:: Recorded information ::

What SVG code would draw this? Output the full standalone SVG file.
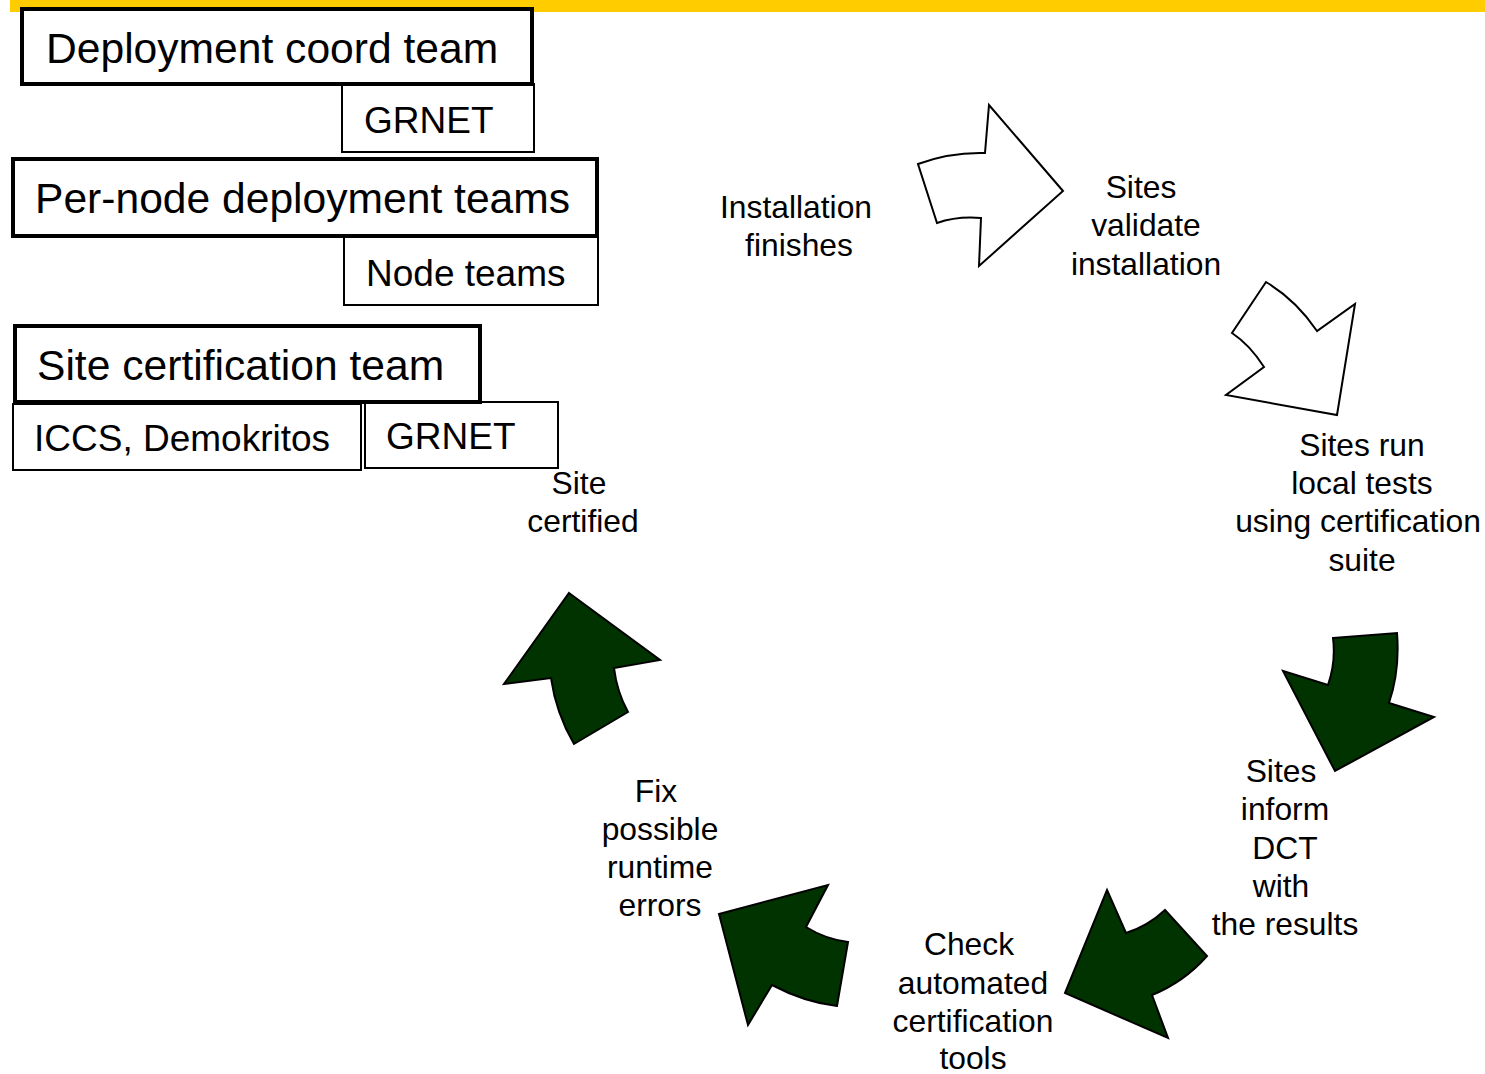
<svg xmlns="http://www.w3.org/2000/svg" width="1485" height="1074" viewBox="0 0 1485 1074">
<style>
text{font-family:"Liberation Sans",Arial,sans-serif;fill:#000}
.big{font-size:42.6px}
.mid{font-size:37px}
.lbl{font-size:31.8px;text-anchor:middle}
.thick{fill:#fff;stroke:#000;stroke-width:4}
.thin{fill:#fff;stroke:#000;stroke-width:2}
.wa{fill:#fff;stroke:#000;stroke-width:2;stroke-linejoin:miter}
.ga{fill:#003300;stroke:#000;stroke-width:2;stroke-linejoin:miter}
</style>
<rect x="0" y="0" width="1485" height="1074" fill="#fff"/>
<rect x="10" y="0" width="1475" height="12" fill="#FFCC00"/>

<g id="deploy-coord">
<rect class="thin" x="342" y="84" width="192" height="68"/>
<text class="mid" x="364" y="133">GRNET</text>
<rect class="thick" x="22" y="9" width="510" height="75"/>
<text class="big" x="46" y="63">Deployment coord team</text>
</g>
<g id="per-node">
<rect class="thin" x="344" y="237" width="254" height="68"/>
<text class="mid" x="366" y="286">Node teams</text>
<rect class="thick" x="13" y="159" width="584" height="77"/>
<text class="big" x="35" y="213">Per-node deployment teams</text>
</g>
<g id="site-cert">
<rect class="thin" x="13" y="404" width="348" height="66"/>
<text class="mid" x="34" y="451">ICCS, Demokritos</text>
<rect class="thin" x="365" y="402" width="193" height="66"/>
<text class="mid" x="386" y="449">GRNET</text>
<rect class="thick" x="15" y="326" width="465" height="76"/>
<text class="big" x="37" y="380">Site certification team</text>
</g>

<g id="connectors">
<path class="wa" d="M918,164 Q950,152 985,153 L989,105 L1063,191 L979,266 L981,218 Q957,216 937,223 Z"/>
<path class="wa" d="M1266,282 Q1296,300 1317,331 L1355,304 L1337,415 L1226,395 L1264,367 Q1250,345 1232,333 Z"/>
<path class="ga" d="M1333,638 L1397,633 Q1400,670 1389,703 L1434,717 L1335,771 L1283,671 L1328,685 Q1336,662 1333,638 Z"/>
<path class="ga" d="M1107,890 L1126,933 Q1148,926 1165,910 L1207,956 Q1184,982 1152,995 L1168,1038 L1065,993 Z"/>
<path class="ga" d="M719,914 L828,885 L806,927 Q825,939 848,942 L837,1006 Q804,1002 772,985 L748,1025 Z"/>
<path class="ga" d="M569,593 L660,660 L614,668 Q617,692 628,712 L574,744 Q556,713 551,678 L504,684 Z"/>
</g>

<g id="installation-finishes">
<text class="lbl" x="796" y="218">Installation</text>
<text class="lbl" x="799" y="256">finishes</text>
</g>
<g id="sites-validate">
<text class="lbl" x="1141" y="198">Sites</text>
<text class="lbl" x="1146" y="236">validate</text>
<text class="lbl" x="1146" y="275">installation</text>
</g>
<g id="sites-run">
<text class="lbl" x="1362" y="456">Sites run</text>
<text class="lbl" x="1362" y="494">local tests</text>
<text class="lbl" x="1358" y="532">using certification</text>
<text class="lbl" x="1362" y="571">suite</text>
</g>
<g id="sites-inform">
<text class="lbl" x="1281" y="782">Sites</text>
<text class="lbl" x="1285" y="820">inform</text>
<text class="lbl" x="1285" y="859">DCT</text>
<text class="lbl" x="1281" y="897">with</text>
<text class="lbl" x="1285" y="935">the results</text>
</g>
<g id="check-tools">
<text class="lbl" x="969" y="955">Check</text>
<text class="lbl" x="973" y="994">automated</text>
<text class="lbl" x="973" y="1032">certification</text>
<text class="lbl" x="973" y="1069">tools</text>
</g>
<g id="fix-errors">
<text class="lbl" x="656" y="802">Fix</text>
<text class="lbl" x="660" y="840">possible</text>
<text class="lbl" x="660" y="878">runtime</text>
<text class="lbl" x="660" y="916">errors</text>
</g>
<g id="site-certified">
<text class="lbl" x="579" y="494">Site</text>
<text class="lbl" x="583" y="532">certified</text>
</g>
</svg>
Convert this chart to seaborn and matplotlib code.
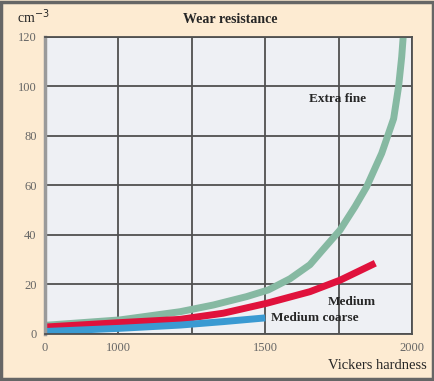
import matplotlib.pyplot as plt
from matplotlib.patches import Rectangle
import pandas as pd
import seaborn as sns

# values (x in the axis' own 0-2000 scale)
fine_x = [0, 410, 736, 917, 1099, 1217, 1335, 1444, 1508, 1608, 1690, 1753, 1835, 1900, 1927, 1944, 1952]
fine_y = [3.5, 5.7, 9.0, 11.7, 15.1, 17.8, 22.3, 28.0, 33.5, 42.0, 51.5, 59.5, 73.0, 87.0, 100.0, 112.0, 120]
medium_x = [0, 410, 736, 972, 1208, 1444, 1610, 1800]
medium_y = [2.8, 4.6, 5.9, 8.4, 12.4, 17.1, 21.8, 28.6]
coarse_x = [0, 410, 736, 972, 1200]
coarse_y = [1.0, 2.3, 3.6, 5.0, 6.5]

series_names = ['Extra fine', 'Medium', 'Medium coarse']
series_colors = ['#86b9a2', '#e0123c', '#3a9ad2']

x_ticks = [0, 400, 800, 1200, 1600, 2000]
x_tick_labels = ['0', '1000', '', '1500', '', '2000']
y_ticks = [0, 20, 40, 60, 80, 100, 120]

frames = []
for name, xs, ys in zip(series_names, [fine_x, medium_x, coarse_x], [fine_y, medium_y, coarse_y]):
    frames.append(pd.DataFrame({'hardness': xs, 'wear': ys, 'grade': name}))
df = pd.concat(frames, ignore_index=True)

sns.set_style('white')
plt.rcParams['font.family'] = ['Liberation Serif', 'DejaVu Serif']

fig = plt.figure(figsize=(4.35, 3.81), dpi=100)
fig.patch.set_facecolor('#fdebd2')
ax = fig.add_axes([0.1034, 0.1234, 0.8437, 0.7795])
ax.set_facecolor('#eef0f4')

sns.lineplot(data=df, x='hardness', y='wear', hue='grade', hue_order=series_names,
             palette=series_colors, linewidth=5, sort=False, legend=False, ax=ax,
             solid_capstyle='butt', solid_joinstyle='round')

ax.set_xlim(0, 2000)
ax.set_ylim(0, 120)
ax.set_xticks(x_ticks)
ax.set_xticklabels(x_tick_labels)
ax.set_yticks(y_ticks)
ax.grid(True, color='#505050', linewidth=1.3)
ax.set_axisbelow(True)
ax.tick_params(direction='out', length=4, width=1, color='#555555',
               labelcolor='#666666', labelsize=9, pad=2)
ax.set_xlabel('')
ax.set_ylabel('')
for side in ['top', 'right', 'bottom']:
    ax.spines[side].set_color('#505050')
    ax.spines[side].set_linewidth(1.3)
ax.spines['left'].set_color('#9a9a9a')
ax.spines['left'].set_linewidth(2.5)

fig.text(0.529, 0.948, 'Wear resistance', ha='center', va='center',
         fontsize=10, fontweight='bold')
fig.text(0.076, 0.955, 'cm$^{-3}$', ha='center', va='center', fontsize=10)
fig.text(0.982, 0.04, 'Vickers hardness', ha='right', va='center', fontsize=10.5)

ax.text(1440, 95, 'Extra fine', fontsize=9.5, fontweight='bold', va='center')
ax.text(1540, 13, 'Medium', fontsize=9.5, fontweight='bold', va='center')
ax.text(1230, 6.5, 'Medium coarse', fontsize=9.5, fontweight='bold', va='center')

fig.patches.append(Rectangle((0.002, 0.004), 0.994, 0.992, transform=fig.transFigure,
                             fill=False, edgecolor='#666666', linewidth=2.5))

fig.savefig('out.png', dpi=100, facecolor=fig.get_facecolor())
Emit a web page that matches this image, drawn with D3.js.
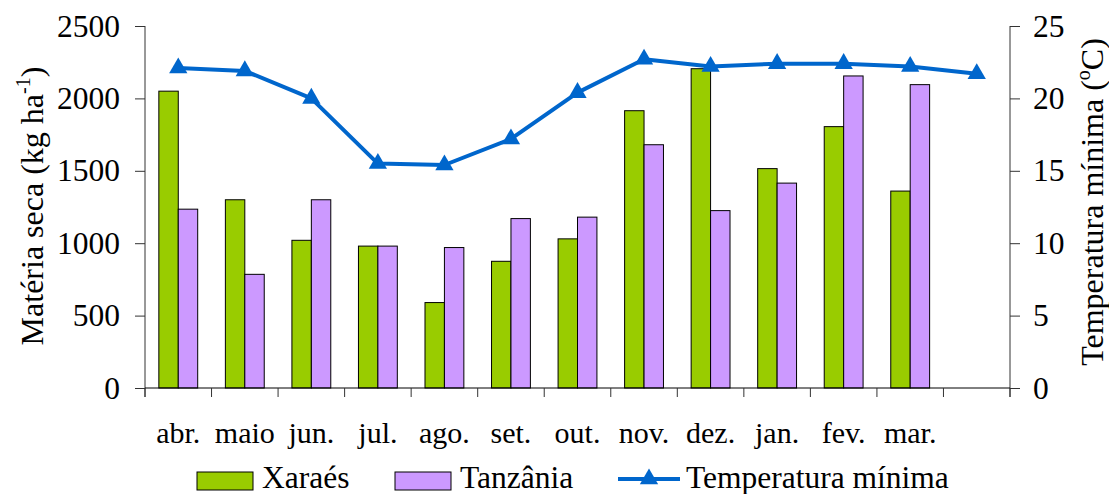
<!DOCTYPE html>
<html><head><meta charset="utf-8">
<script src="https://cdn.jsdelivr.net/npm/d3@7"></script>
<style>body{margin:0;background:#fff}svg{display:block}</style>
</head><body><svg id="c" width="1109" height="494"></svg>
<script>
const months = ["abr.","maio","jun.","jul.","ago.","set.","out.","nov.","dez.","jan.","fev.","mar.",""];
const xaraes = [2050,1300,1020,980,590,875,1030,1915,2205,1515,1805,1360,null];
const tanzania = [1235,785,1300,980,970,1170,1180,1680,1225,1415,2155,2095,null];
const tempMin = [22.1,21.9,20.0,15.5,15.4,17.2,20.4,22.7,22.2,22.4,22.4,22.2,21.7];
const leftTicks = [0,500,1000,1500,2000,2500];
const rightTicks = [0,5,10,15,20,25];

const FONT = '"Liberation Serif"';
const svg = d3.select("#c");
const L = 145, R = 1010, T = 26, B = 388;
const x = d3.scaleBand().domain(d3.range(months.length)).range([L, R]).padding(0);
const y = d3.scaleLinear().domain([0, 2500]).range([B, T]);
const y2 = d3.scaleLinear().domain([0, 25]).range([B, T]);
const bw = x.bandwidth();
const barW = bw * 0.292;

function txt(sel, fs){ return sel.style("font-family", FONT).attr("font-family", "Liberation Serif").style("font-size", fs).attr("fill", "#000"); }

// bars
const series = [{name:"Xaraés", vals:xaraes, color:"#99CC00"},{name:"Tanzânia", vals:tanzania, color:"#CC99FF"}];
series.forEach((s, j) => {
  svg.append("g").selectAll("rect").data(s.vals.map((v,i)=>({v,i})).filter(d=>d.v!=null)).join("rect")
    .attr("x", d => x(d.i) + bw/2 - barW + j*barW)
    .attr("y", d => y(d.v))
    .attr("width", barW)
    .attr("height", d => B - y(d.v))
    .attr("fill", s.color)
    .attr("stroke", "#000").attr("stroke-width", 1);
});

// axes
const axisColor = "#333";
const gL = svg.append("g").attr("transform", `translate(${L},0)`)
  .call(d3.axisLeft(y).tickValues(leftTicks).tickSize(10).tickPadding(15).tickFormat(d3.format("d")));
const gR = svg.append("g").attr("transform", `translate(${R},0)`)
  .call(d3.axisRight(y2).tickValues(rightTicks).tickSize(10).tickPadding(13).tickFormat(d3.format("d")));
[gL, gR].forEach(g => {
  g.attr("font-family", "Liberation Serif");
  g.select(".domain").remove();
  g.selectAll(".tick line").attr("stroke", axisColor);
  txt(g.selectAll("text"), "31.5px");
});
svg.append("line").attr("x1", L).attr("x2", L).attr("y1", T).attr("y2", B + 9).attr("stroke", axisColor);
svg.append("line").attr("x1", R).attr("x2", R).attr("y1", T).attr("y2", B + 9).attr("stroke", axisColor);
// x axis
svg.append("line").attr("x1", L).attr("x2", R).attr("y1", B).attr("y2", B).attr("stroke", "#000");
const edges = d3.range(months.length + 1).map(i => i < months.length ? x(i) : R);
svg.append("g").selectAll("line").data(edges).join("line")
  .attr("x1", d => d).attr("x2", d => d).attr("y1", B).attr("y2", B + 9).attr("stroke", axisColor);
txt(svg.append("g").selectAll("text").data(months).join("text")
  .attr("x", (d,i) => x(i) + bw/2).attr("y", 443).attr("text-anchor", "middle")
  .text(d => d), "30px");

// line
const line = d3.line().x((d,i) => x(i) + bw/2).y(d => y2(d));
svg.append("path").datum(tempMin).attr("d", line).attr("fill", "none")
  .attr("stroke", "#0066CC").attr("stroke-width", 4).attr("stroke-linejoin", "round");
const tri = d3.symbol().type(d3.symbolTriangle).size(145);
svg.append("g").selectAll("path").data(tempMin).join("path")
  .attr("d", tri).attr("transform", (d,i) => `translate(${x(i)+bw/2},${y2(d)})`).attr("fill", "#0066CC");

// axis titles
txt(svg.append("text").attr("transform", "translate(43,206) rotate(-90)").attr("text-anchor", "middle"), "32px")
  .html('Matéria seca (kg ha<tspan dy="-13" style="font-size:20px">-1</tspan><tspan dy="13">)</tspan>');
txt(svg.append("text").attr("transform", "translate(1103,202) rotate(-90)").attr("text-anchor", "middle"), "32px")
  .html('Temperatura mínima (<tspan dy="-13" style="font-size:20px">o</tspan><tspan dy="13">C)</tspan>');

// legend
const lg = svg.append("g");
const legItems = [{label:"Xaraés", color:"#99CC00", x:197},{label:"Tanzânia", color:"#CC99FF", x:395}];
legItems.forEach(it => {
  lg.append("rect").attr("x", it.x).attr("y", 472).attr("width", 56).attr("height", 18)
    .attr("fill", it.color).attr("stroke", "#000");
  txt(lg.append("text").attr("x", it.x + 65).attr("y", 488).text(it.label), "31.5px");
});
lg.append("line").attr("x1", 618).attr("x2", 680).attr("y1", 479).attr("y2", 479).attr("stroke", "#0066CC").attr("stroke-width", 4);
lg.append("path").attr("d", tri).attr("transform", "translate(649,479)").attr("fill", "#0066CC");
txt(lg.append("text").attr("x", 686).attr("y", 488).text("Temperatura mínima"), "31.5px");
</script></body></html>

:::

### [Your goal]
Your task is to reproduce only the lines from the one with "Emit a web page" through the one with "const rightTicks = [0,5,10,15,20,25];", keeping both ends. Skip every picture.

### [Written reply]
Emit a web page that matches this image, drawn with D3.js.
<!DOCTYPE html>
<html><head><meta charset="utf-8">
<script src="https://cdn.jsdelivr.net/npm/d3@7"></script>
<style>body{margin:0;background:#fff}svg{display:block}</style>
</head><body><svg id="c" width="1109" height="494"></svg>
<script>
const months = ["abr.","maio","jun.","jul.","ago.","set.","out.","nov.","dez.","jan.","fev.","mar.",""];
const xaraes = [2050,1300,1020,980,590,875,1030,1915,2205,1515,1805,1360,null];
const tanzania = [1235,785,1300,980,970,1170,1180,1680,1225,1415,2155,2095,null];
const tempMin = [22.1,21.9,20.0,15.5,15.4,17.2,20.4,22.7,22.2,22.4,22.4,22.2,21.7];
const leftTicks = [0,500,1000,1500,2000,2500];
const rightTicks = [0,5,10,15,20,25];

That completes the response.